TASK STATEMENT.
Starting at the first line of the data, print each line verbatim up to and including the line bearing "start = datetime(2023, 12, 11)", omitting pictures.

┌──

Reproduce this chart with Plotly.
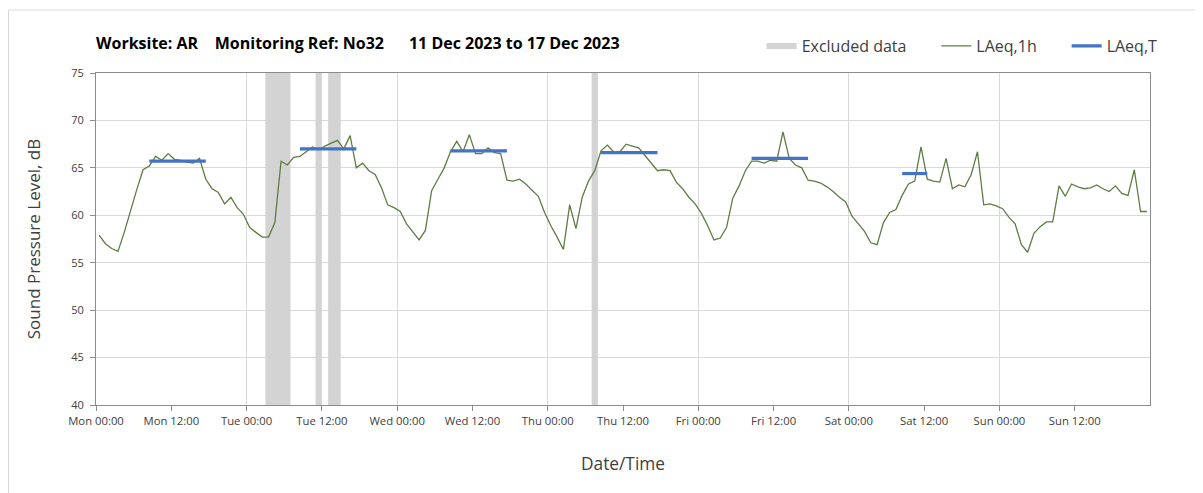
import plotly.graph_objects as go
from datetime import datetime, timedelta

# ---------------- data ----------------
start = datetime(2023, 12, 11)  # Monday 11 Dec 2023

laeq_1h = [
    # Mon
    57.9, 57.0, 56.5, 56.2, 58.2, 60.6, 62.7, 64.8, 65.2, 66.2, 65.8, 66.5,
    65.9, 65.8, 65.6, 65.5, 66.0, 63.8, 62.8, 62.4, 61.2, 61.9, 60.8, 60.1,
    # Tue
    58.7, 58.2, 57.7, 57.7, 59.2, 65.7, 65.3, 66.1, 66.2, 66.7, 67.2, 66.9,
    67.3, 67.6, 67.9, 67.0, 68.4, 65.0, 65.5, 64.7, 64.3, 62.9, 61.1, 60.8,
    # Wed
    60.4, 59.1, 58.2, 57.4, 58.4, 62.6, 63.8, 65.0, 66.7, 67.8, 66.7, 68.5,
    66.5, 66.5, 67.1, 66.6, 66.5, 63.7, 63.6, 63.8, 63.3, 62.6, 62.0, 60.3,
    # Thu
    58.9, 57.7, 56.4, 61.1, 58.6, 61.9, 63.6, 64.7, 66.8, 67.4, 66.7, 66.7,
    67.5, 67.3, 67.1, 66.3, 65.5, 64.7, 64.8, 64.7, 63.5, 62.8, 61.9, 61.2,
    # Fri
    60.2, 58.9, 57.4, 57.6, 58.7, 61.8, 63.1, 64.7, 65.7, 65.7, 65.5, 65.8,
    65.7, 68.8, 66.0, 65.3, 65.0, 63.7, 63.6, 63.4, 63.0, 62.5, 61.9, 61.4,
    # Sat
    59.9, 59.1, 58.3, 57.1, 56.9, 59.2, 60.3, 60.6, 62.1, 63.3, 63.6, 67.2,
    63.8, 63.6, 63.5, 66.0, 62.8, 63.2, 63.0, 64.3, 66.7, 61.1, 61.2, 61.0,
    # Sun
    60.7, 59.8, 59.1, 56.9, 56.1, 58.1, 58.8, 59.3, 59.3, 63.1, 62.0, 63.3,
    63.0, 62.8, 62.9, 63.2, 62.8, 62.5, 63.1, 62.3, 62.1, 64.8, 60.4, 60.4,
]

# LAeq,T periods (day index, first hour, last hour, level)
t_day = [0, 1, 2, 3, 4, 5]
t_first_hour = [8, 8, 8, 8, 8, 8]
t_last_hour = [17, 17, 17, 17, 17, 12]
t_value = [65.7, 67.0, 66.8, 66.6, 66.0, 64.4]

# Excluded data periods (hours from start)
excl_start_hour = [27, 35, 37, 79]
excl_end_hour = [31, 36, 39, 80]

y_min, y_max = 40, 75
n_days = 7
tick_step_hours = 12

# ---------------- build ----------------
def t(h):
    return start + timedelta(hours=h)

x_1h = [t(h + 0.5) for h in range(len(laeq_1h))]

xt, yt = [], []
for d, h0, h1, v in zip(t_day, t_first_hour, t_last_hour, t_value):
    for h in range(h0, h1 + 1):
        xt.append(t(24 * d + h + 0.5))
        yt.append(v)
    xt.append(None)
    yt.append(None)

xe, ye = [], []
for s, e in zip(excl_start_hour, excl_end_hour):
    xe += [t(s), t(e), t(e), t(s), t(s), None]
    ye += [y_min, y_min, y_max, y_max, y_min, None]

FONT = "Open Sans"
grey_txt = "#404040"
axis_grey = "#8c8c8c"
GAP = "\u00a0" * 6

W, H = 1195, 485           # page has an 8px body margin
L, T, PW, PH = 88, 65, 1054, 332

fig = go.Figure()
fig.add_trace(go.Scatter(
    x=xe, y=ye, mode="none", fill="toself", fillcolor="#d3d3d3",
    name="Excluded data" + GAP, hoverinfo="skip",
))
fig.add_trace(go.Scatter(
    x=x_1h, y=laeq_1h, mode="lines", name="LAeq,1h" + GAP,
    line=dict(color="#5e7d43", width=1.3),
))
fig.add_trace(go.Scatter(
    x=xt, y=yt, mode="lines", name="LAeq,T",
    line=dict(color="#4472c4", width=3.2),
))

x_range = [t(0), t(24 * n_days)]
tickvals = [t(h) for h in range(0, 24 * n_days, tick_step_hours)]
ticktext = [v.strftime("%a %H:%M") for v in tickvals]

# carrier trace so the labelled time axis is drawn
fig.add_trace(go.Scatter(
    x=x_range, y=[y_min, y_min], xaxis="x2", mode="lines",
    line=dict(width=0, color="rgba(0,0,0,0)"), showlegend=False,
    hoverinfo="skip",
))

fig.update_layout(
    width=W, height=H,
    margin=dict(l=L, r=W - L - PW, t=T, b=H - T - PH),
    paper_bgcolor="white", plot_bgcolor="white",
    font=dict(family=FONT, color=grey_txt),
    title=dict(
        text="<b>Worksite: AR\u00a0\u00a0\u00a0 Monitoring Ref: No32\u00a0\u00a0\u00a0\u00a0\u00a0 11 Dec 2023 to 17 Dec 2023</b>",
        x=L / W, xanchor="left", y=1 - 35 / H, yanchor="middle",
        font=dict(family=FONT, size=16, color="#000000"),
    ),
    legend=dict(
        orientation="h", x=1.012, xanchor="right", y=1 + 27 / PH, yanchor="middle",
        font=dict(family=FONT, size=16, color=grey_txt),
        bgcolor="rgba(0,0,0,0)",
    ),
    showlegend=True,
    xaxis=dict(
        type="date", range=x_range, dtick=24 * 3600 * 1000, tick0=t(0),
        showgrid=True, gridcolor="#d9d9d9", gridwidth=1,
        showticklabels=False, ticks="", showline=True, linecolor=axis_grey,
        mirror=True, zeroline=False,
    ),
    xaxis2=dict(
        type="date", range=x_range, overlaying="x", anchor="y", side="bottom",
        tickmode="array", tickvals=tickvals, ticktext=ticktext,
        showgrid=False, ticks="outside", ticklen=5, tickcolor=axis_grey,
        showline=True, linecolor=axis_grey, zeroline=False,
        tickfont=dict(family=FONT, size=11.3, color=grey_txt),
        title=dict(text="Date/Time", standoff=31,
                   font=dict(family=FONT, size=17.3, color=grey_txt)),
    ),
    yaxis=dict(
        range=[y_min, y_max], dtick=5, showgrid=True, gridcolor="#d9d9d9",
        ticks="outside", ticklen=5, tickcolor=axis_grey, ticklabelstandoff=4,
        showline=True, linecolor=axis_grey, mirror=True, zeroline=False,
        tickfont=dict(family=FONT, size=11, color=grey_txt),
        title=dict(text="Sound Pressure Level, dB", standoff=26,
                   font=dict(family=FONT, size=17, color=grey_txt)),
    ),
    shapes=[dict(
        type="rect", xref="paper", yref="paper",
        x0=(0.5 - L) / PW, x1=(W + 20 - L) / PW,
        y0=-(H + 20 - T - PH) / PH, y1=1 + (T - 2) / PH,
        line=dict(color="#d9d9d9", width=1), fillcolor="rgba(0,0,0,0)",
        layer="below",
    )],
)

fig.write_html("out.html")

└──

ANSWER FOR THE TASK.
Reproduce this chart with Plotly.
import plotly.graph_objects as go
from datetime import datetime, timedelta

# ---------------- data ----------------
start = datetime(2023, 12, 11)  # Monday 11 Dec 2023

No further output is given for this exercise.